Yes, I think that's fairly common. (And not perfect.)
> So what I was actually worrying about was: what happens? And what should happen? I can imagine people in future coming up with requirements around wanting to know when the number of CPUs changes to scale up/down their thread pools.
Thread pools could indeed benefit from adjustments at runtime. The underlying problem is that userspace is making resource-usage decisions. In particular, parallelized programs do that to a larger extend than single-threaded ones because they have to decide how many threads they use. For userspace, it's not clear whether none/few/many threads would yield optimal performance because the lower-level trade-offs (e.g., all that's discussed in the article) aren't known; likewise, the kernel can't optimize optimally either because it doesn't know about the program's utility function and because the userspace code that is run for single-thread vs. multi-thread is often different (e.g., due to differences in synchronization) and has different performance characteristics.

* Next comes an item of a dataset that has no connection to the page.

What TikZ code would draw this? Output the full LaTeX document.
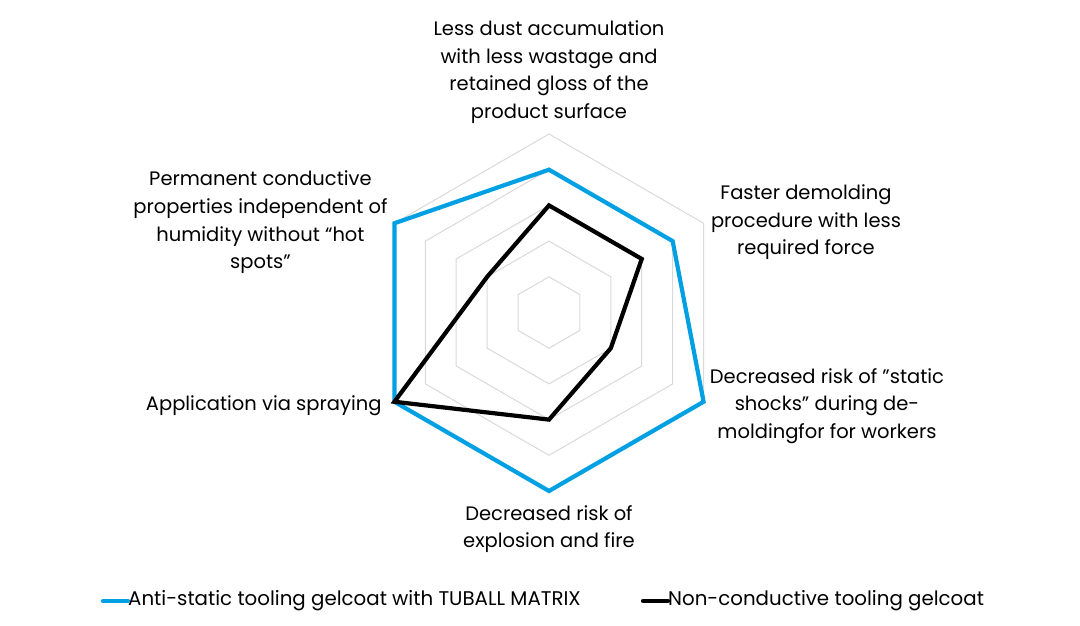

> I think in theory it’s not really justifiable to have too much of a communication when scaling down. If performance monitoring code decides we are under using the CPU resources and to scale down, then clearly the threadpool is not using the cores too much so who cares. However if you were bringing more CPUs online and the threadpool is a big contributor to load, and has a 1-1 matching with number of CPUs, then growing the pool could make sense.

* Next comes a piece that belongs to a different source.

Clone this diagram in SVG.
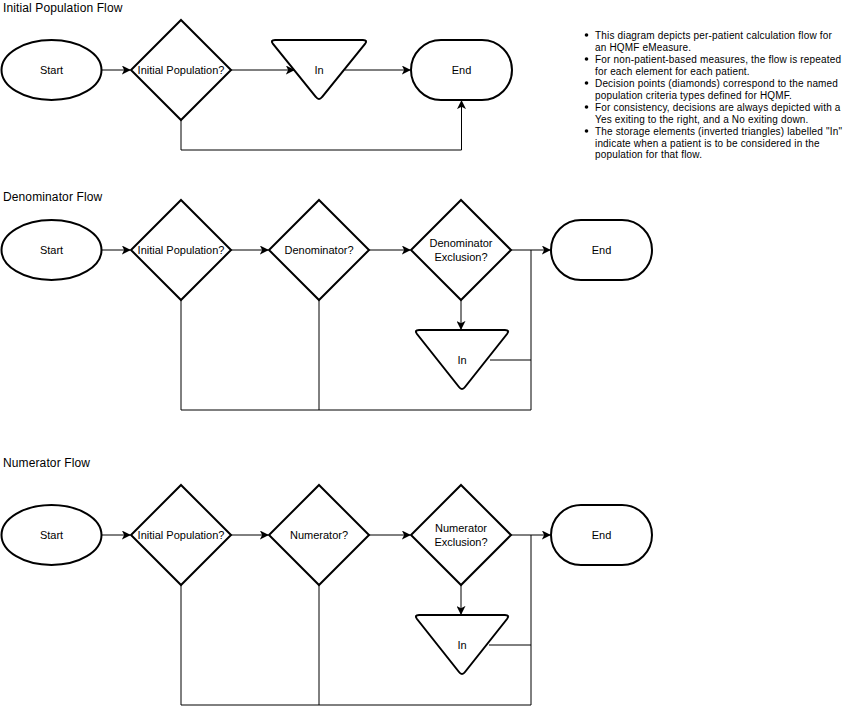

I agree that we shouldn't worry about having unused threads lying around. However, if the kernel knows that there will only be one big core not occupied by other processes (and thus available to our program), for example, then the program can benefit from this because it knows it doesn't have to try hard to run stuff in parallel. The parallelization overheads of course vary depending on the parallelization approach that userspace follows and the actual application/workload (e.g., task-based parallelism together with work-stealing are more robust than other approaches in cases of load imbalance).
Overall, I think we should work on getting userspace and kernel to try to optimize this jointly, because IMO this is an end-to-end optimization problem (program utility function down to HW performance characteristics) and because I doubt that we'll find a catch-all tuning policy that's feasible to add to the kernel.